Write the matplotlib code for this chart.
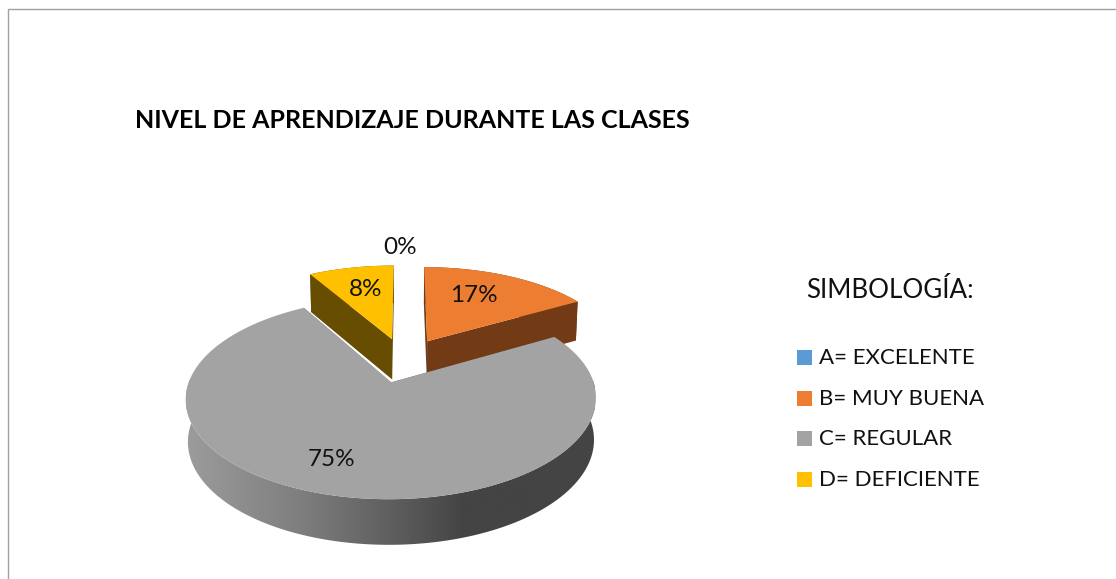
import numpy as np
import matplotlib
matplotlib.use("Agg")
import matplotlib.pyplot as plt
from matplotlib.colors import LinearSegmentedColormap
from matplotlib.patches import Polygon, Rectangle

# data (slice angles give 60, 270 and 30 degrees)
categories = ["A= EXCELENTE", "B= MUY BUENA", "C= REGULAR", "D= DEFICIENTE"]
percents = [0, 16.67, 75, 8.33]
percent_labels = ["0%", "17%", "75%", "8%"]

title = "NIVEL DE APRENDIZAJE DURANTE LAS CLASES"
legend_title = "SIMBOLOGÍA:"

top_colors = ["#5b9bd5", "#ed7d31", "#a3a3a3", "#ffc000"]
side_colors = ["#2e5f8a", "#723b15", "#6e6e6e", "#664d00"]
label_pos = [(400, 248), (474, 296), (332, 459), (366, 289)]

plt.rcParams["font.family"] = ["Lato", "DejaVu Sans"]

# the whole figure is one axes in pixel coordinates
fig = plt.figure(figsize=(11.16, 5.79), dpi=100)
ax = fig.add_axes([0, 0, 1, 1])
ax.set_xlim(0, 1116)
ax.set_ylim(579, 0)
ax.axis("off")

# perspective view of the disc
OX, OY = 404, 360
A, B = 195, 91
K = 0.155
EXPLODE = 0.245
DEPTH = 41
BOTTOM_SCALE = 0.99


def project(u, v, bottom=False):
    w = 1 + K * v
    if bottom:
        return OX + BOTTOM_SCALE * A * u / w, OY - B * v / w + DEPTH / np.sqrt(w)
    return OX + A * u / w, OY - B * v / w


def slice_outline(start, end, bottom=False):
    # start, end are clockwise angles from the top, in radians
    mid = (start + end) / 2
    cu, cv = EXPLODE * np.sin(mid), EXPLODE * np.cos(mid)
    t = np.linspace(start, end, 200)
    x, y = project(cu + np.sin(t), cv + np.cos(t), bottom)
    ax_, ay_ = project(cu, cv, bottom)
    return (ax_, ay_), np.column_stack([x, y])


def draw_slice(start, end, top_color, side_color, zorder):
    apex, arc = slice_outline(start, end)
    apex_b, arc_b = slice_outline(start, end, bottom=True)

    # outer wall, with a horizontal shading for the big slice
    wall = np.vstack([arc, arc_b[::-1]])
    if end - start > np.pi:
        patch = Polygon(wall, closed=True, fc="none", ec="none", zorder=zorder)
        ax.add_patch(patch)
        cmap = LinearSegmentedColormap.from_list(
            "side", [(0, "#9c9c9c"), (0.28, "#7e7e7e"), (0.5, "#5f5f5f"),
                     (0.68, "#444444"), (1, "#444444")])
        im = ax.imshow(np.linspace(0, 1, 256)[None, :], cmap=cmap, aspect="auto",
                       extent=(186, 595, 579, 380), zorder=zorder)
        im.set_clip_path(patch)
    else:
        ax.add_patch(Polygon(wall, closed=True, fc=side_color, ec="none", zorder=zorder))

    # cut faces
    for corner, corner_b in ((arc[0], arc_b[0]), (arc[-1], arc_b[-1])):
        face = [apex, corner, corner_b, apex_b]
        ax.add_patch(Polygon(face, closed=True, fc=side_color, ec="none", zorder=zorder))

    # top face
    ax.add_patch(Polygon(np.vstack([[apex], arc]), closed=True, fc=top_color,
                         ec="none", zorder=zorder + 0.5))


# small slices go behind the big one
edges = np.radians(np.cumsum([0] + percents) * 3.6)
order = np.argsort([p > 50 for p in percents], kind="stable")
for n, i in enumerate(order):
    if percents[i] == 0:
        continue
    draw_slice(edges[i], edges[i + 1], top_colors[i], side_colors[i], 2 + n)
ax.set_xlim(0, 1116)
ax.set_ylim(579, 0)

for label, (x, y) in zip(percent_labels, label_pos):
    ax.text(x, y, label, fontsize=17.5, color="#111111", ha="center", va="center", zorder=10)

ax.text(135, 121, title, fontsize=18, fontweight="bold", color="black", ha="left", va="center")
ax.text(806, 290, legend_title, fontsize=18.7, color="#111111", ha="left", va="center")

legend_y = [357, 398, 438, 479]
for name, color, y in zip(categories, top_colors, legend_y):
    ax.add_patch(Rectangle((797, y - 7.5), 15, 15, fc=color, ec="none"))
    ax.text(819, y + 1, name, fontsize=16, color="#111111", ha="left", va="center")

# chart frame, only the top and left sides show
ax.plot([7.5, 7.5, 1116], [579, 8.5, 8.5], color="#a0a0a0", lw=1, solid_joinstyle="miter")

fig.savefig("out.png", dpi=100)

----------------------------------------

> [Task instructions] Return the listing above in full and without alteration, excluding its pictures.

> [Complete answer]
Write the matplotlib code for this chart.
import numpy as np
import matplotlib
matplotlib.use("Agg")
import matplotlib.pyplot as plt
from matplotlib.colors import LinearSegmentedColormap
from matplotlib.patches import Polygon, Rectangle

# data (slice angles give 60, 270 and 30 degrees)
categories = ["A= EXCELENTE", "B= MUY BUENA", "C= REGULAR", "D= DEFICIENTE"]
percents = [0, 16.67, 75, 8.33]
percent_labels = ["0%", "17%", "75%", "8%"]

title = "NIVEL DE APRENDIZAJE DURANTE LAS CLASES"
legend_title = "SIMBOLOGÍA:"

top_colors = ["#5b9bd5", "#ed7d31", "#a3a3a3", "#ffc000"]
side_colors = ["#2e5f8a", "#723b15", "#6e6e6e", "#664d00"]
label_pos = [(400, 248), (474, 296), (332, 459), (366, 289)]

plt.rcParams["font.family"] = ["Lato", "DejaVu Sans"]

# the whole figure is one axes in pixel coordinates
fig = plt.figure(figsize=(11.16, 5.79), dpi=100)
ax = fig.add_axes([0, 0, 1, 1])
ax.set_xlim(0, 1116)
ax.set_ylim(579, 0)
ax.axis("off")

# perspective view of the disc
OX, OY = 404, 360
A, B = 195, 91
K = 0.155
EXPLODE = 0.245
DEPTH = 41
BOTTOM_SCALE = 0.99


def project(u, v, bottom=False):
    w = 1 + K * v
    if bottom:
        return OX + BOTTOM_SCALE * A * u / w, OY - B * v / w + DEPTH / np.sqrt(w)
    return OX + A * u / w, OY - B * v / w


def slice_outline(start, end, bottom=False):
    # start, end are clockwise angles from the top, in radians
    mid = (start + end) / 2
    cu, cv = EXPLODE * np.sin(mid), EXPLODE * np.cos(mid)
    t = np.linspace(start, end, 200)
    x, y = project(cu + np.sin(t), cv + np.cos(t), bottom)
    ax_, ay_ = project(cu, cv, bottom)
    return (ax_, ay_), np.column_stack([x, y])


def draw_slice(start, end, top_color, side_color, zorder):
    apex, arc = slice_outline(start, end)
    apex_b, arc_b = slice_outline(start, end, bottom=True)

    # outer wall, with a horizontal shading for the big slice
    wall = np.vstack([arc, arc_b[::-1]])
    if end - start > np.pi:
        patch = Polygon(wall, closed=True, fc="none", ec="none", zorder=zorder)
        ax.add_patch(patch)
        cmap = LinearSegmentedColormap.from_list(
            "side", [(0, "#9c9c9c"), (0.28, "#7e7e7e"), (0.5, "#5f5f5f"),
                     (0.68, "#444444"), (1, "#444444")])
        im = ax.imshow(np.linspace(0, 1, 256)[None, :], cmap=cmap, aspect="auto",
                       extent=(186, 595, 579, 380), zorder=zorder)
        im.set_clip_path(patch)
    else:
        ax.add_patch(Polygon(wall, closed=True, fc=side_color, ec="none", zorder=zorder))

    # cut faces
    for corner, corner_b in ((arc[0], arc_b[0]), (arc[-1], arc_b[-1])):
        face = [apex, corner, corner_b, apex_b]
        ax.add_patch(Polygon(face, closed=True, fc=side_color, ec="none", zorder=zorder))

    # top face
    ax.add_patch(Polygon(np.vstack([[apex], arc]), closed=True, fc=top_color,
                         ec="none", zorder=zorder + 0.5))


# small slices go behind the big one
edges = np.radians(np.cumsum([0] + percents) * 3.6)
order = np.argsort([p > 50 for p in percents], kind="stable")
for n, i in enumerate(order):
    if percents[i] == 0:
        continue
    draw_slice(edges[i], edges[i + 1], top_colors[i], side_colors[i], 2 + n)
ax.set_xlim(0, 1116)
ax.set_ylim(579, 0)

for label, (x, y) in zip(percent_labels, label_pos):
    ax.text(x, y, label, fontsize=17.5, color="#111111", ha="center", va="center", zorder=10)

ax.text(135, 121, title, fontsize=18, fontweight="bold", color="black", ha="left", va="center")
ax.text(806, 290, legend_title, fontsize=18.7, color="#111111", ha="left", va="center")

legend_y = [357, 398, 438, 479]
for name, color, y in zip(categories, top_colors, legend_y):
    ax.add_patch(Rectangle((797, y - 7.5), 15, 15, fc=color, ec="none"))
    ax.text(819, y + 1, name, fontsize=16, color="#111111", ha="left", va="center")

# chart frame, only the top and left sides show
ax.plot([7.5, 7.5, 1116], [579, 8.5, 8.5], color="#a0a0a0", lw=1, solid_joinstyle="miter")

fig.savefig("out.png", dpi=100)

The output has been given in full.